Work required.
Set down every entry word for word. Omit the pictures.

Records shown.
▼▼▼
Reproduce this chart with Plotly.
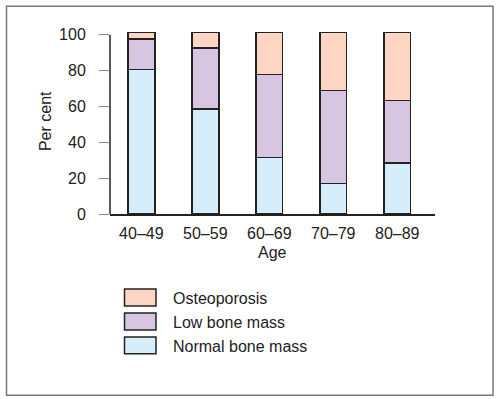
import plotly.graph_objects as go

categories = ["40–49", "50–59", "60–69", "70–79", "80–89"]
normal_bone_mass = [80.8, 58.7, 31.5, 17.1, 28.5]
low_bone_mass = [17.0, 34.0, 46.3, 51.8, 35.0]
osteoporosis = [3.6, 8.7, 23.6, 32.5, 37.9]
y_ticks = [0, 20, 40, 60, 80, 100]

series = [
    ("Normal bone mass", normal_bone_mass, "#d5eef9"),
    ("Low bone mass", low_bone_mass, "#d8c5e1"),
    ("Osteoporosis", osteoporosis, "#fdd6c3"),
]

FONT = "Liberation Sans, Arial, sans-serif"
FS = 16
W, H = 500, 399
YMAX = 101.6
L, R, B = 110, 435, 214
T = B - YMAX * 1.793  # plot area top in pixels

def px(x):
    return (x - L) / (R - L)

def py(y):
    return (B - y) / (B - T)

fig = go.Figure()
for name, vals, col in series:
    fig.add_trace(go.Bar(
        x=categories, y=vals, name=name, width=0.42,
        marker=dict(color=col, line=dict(color="#222222", width=1.5)),
        showlegend=False, hoverinfo="skip",
    ))

shapes = [
    dict(type="rect", xref="paper", yref="paper",
         x0=px(6.5), x1=px(493), y0=py(6), y1=py(395.5),
         line=dict(color="#777777", width=1.5), fillcolor="rgba(0,0,0,0)", layer="below"),
    # y axis line, only from 0 to 100
    dict(type="line", xref="paper", yref="y", x0=0, x1=0, y0=0, y1=100,
         line=dict(color="#222222", width=1.5)),
]
annotations = []
legend_rows = [("Osteoporosis", "#fdd6c3", 297.5), ("Low bone mass", "#d8c5e1", 321.5), ("Normal bone mass", "#d5eef9", 345.5)]
for name, col, yc in legend_rows:
    shapes.append(dict(type="rect", xref="paper", yref="paper",
                       x0=px(124.5), x1=px(156), y0=py(yc - 8.5), y1=py(yc + 8.5),
                       line=dict(color="#222222", width=1.5), fillcolor=col))
    annotations.append(dict(xref="paper", yref="paper", x=px(171), y=py(yc + 1),
                            text=name, showarrow=False, xanchor="left", yanchor="middle",
                            font=dict(family=FONT, size=FS, color="#222222")))

annotations.append(dict(xref="paper", yref="paper", x=px(272), y=py(252.5), text="Age",
                        showarrow=False, xanchor="center", yanchor="middle",
                        font=dict(family=FONT, size=FS, color="#222222")))
annotations.append(dict(xref="paper", yref="paper", x=px(45), y=py(121), text="Per cent",
                        showarrow=False, xanchor="center", yanchor="middle", textangle=-90,
                        font=dict(family=FONT, size=FS, color="#222222")))

fig.update_layout(
    barmode="stack",
    width=W, height=H,
    margin=dict(l=L, r=W - R, t=T, b=H - B, pad=0),
    paper_bgcolor="white", plot_bgcolor="white",
    font=dict(family=FONT, size=FS, color="#222222"),
    shapes=shapes, annotations=annotations,
    xaxis=dict(range=[-0.49, 4.59], showline=True, linecolor="#222222", linewidth=1.5,
               ticks="", showgrid=False, zeroline=False, fixedrange=True,
               tickfont=dict(size=FS, color="#222222"), ticklabelstandoff=4),
    yaxis=dict(range=[0, YMAX], tickvals=y_ticks, showline=False,
               ticks="outside", ticklen=10, tickcolor="#888888", tickwidth=1.2,
               showgrid=False, zeroline=False, fixedrange=True,
               tickfont=dict(size=FS, color="#222222"), ticklabelstandoff=10),
)

fig.write_html("out.html", config={"displayModeBar": False},
               post_script="document.body.style.margin='0';document.body.style.padding='0';")
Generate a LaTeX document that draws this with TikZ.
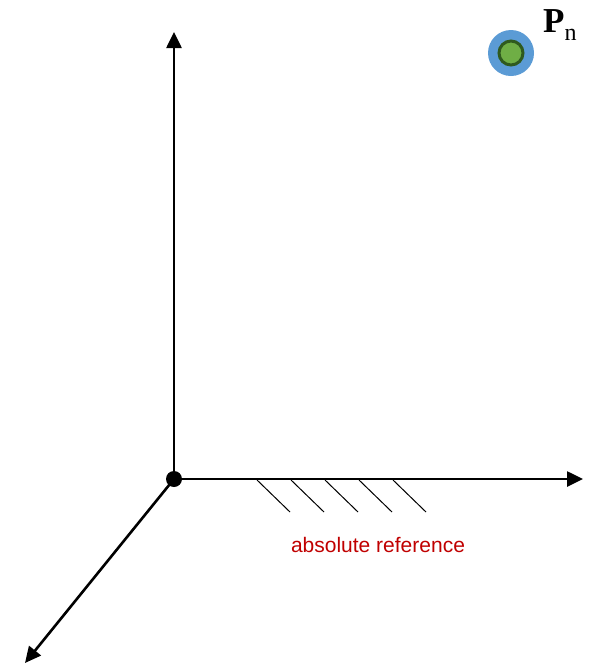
▲▲▲
Full response.
Reproduce this chart with Plotly.
import plotly.graph_objects as go

categories = ["40–49", "50–59", "60–69", "70–79", "80–89"]
normal_bone_mass = [80.8, 58.7, 31.5, 17.1, 28.5]
low_bone_mass = [17.0, 34.0, 46.3, 51.8, 35.0]
osteoporosis = [3.6, 8.7, 23.6, 32.5, 37.9]
y_ticks = [0, 20, 40, 60, 80, 100]

series = [
    ("Normal bone mass", normal_bone_mass, "#d5eef9"),
    ("Low bone mass", low_bone_mass, "#d8c5e1"),
    ("Osteoporosis", osteoporosis, "#fdd6c3"),
]

FONT = "Liberation Sans, Arial, sans-serif"
FS = 16
W, H = 500, 399
YMAX = 101.6
L, R, B = 110, 435, 214
T = B - YMAX * 1.793  # plot area top in pixels

def px(x):
    return (x - L) / (R - L)

def py(y):
    return (B - y) / (B - T)

fig = go.Figure()
for name, vals, col in series:
    fig.add_trace(go.Bar(
        x=categories, y=vals, name=name, width=0.42,
        marker=dict(color=col, line=dict(color="#222222", width=1.5)),
        showlegend=False, hoverinfo="skip",
    ))

shapes = [
    dict(type="rect", xref="paper", yref="paper",
         x0=px(6.5), x1=px(493), y0=py(6), y1=py(395.5),
         line=dict(color="#777777", width=1.5), fillcolor="rgba(0,0,0,0)", layer="below"),
    # y axis line, only from 0 to 100
    dict(type="line", xref="paper", yref="y", x0=0, x1=0, y0=0, y1=100,
         line=dict(color="#222222", width=1.5)),
]
annotations = []
legend_rows = [("Osteoporosis", "#fdd6c3", 297.5), ("Low bone mass", "#d8c5e1", 321.5), ("Normal bone mass", "#d5eef9", 345.5)]
for name, col, yc in legend_rows:
    shapes.append(dict(type="rect", xref="paper", yref="paper",
                       x0=px(124.5), x1=px(156), y0=py(yc - 8.5), y1=py(yc + 8.5),
                       line=dict(color="#222222", width=1.5), fillcolor=col))
    annotations.append(dict(xref="paper", yref="paper", x=px(171), y=py(yc + 1),
                            text=name, showarrow=False, xanchor="left", yanchor="middle",
                            font=dict(family=FONT, size=FS, color="#222222")))

annotations.append(dict(xref="paper", yref="paper", x=px(272), y=py(252.5), text="Age",
                        showarrow=False, xanchor="center", yanchor="middle",
                        font=dict(family=FONT, size=FS, color="#222222")))
annotations.append(dict(xref="paper", yref="paper", x=px(45), y=py(121), text="Per cent",
                        showarrow=False, xanchor="center", yanchor="middle", textangle=-90,
                        font=dict(family=FONT, size=FS, color="#222222")))

fig.update_layout(
    barmode="stack",
    width=W, height=H,
    margin=dict(l=L, r=W - R, t=T, b=H - B, pad=0),
    paper_bgcolor="white", plot_bgcolor="white",
    font=dict(family=FONT, size=FS, color="#222222"),
    shapes=shapes, annotations=annotations,
    xaxis=dict(range=[-0.49, 4.59], showline=True, linecolor="#222222", linewidth=1.5,
               ticks="", showgrid=False, zeroline=False, fixedrange=True,
               tickfont=dict(size=FS, color="#222222"), ticklabelstandoff=4),
    yaxis=dict(range=[0, YMAX], tickvals=y_ticks, showline=False,
               ticks="outside", ticklen=10, tickcolor="#888888", tickwidth=1.2,
               showgrid=False, zeroline=False, fixedrange=True,
               tickfont=dict(size=FS, color="#222222"), ticklabelstandoff=10),
)

fig.write_html("out.html", config={"displayModeBar": False},
               post_script="document.body.style.margin='0';document.body.style.padding='0';")
Generate a LaTeX document that draws this with TikZ.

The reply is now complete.